Records for processing:

* begin *

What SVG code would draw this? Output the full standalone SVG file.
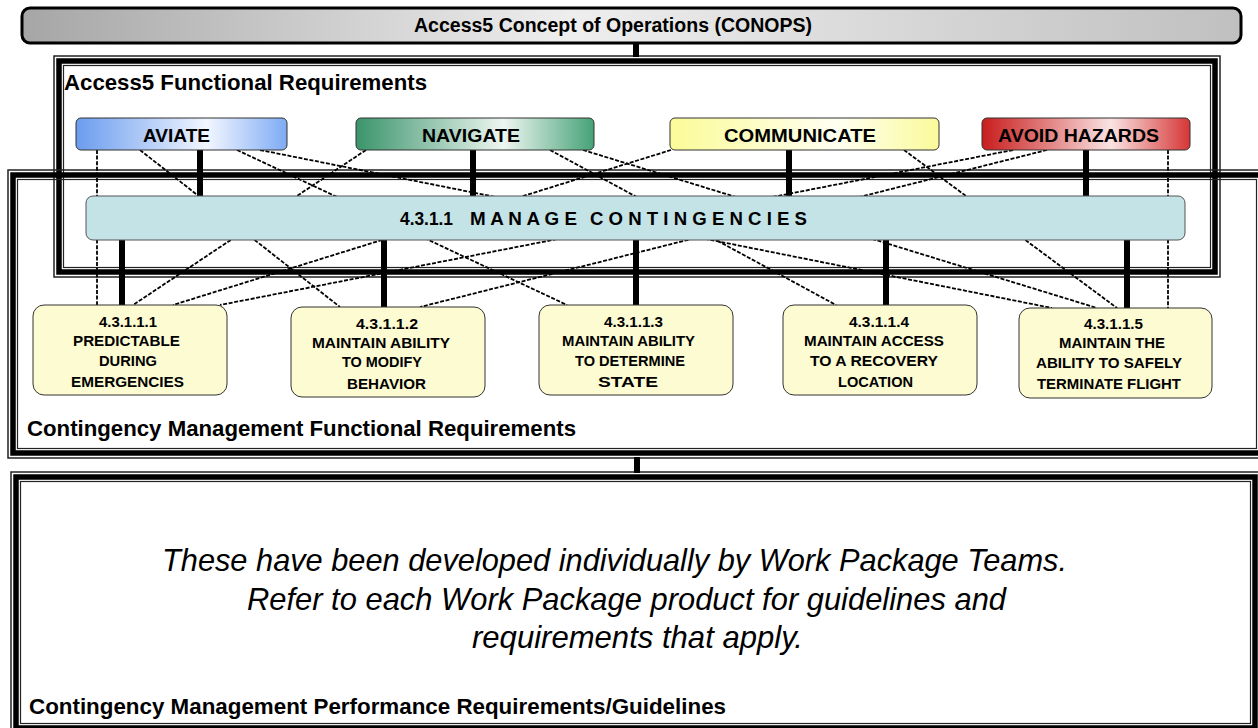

* end *
* begin *

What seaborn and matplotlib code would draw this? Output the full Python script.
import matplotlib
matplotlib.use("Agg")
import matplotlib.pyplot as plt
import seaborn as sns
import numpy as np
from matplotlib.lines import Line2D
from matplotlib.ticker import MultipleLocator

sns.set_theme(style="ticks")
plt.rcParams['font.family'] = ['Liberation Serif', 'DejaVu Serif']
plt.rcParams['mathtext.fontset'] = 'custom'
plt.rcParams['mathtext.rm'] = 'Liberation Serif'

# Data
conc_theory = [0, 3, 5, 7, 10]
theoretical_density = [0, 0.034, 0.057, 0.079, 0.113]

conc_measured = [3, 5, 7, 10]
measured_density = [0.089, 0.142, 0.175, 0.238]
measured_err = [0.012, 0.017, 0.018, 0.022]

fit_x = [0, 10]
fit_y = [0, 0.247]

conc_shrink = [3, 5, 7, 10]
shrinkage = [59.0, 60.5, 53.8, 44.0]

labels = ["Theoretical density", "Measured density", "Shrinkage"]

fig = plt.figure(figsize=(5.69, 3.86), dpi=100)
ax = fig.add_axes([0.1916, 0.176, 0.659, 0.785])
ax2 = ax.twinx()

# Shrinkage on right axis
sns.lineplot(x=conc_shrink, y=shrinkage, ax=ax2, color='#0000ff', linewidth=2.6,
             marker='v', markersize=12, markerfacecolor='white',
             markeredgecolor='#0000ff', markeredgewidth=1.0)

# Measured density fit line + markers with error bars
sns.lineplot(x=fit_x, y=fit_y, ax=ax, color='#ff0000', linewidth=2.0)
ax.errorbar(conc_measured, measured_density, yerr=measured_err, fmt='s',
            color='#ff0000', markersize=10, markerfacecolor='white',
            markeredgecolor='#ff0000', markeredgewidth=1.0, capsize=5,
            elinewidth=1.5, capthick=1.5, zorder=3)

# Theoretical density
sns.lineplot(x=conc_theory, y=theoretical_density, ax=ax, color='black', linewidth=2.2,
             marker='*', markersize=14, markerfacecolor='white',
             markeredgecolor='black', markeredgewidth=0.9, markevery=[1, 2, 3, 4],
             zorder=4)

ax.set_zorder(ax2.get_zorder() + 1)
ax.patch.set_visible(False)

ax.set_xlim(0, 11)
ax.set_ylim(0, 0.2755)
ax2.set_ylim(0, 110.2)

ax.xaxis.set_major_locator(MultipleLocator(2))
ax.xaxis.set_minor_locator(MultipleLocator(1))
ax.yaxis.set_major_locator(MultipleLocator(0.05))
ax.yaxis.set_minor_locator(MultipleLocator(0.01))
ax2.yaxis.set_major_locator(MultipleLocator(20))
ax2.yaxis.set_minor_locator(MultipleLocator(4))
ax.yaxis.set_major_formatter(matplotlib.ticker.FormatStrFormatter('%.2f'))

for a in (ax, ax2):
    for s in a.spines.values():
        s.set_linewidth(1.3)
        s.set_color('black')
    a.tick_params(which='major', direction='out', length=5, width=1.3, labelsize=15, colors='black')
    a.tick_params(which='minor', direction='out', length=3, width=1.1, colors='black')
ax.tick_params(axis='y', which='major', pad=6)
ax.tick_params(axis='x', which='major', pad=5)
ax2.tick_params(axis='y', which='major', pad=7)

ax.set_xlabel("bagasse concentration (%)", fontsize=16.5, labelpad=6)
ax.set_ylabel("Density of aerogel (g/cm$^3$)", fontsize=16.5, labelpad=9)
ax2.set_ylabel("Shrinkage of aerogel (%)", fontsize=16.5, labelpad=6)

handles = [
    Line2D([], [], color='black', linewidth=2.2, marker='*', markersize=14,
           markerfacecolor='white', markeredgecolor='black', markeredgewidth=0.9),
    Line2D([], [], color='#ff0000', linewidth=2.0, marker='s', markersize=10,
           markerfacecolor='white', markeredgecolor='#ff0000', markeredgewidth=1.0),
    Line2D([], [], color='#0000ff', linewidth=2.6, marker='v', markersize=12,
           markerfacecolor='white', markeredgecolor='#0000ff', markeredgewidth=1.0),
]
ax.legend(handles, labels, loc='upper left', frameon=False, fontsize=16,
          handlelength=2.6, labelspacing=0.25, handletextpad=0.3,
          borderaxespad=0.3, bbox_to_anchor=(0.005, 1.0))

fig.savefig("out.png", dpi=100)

* end *

Request: In the material above, locate the line containing "What seaborn and" and the line containing "plt.rcParams['mathtext.rm'] = 'Liberation". Transcribe exactly those two lines and every line between them, and nothing more.

Solved exercise:
What seaborn and matplotlib code would draw this? Output the full Python script.
import matplotlib
matplotlib.use("Agg")
import matplotlib.pyplot as plt
import seaborn as sns
import numpy as np
from matplotlib.lines import Line2D
from matplotlib.ticker import MultipleLocator

sns.set_theme(style="ticks")
plt.rcParams['font.family'] = ['Liberation Serif', 'DejaVu Serif']
plt.rcParams['mathtext.fontset'] = 'custom'
plt.rcParams['mathtext.rm'] = 'Liberation Serif'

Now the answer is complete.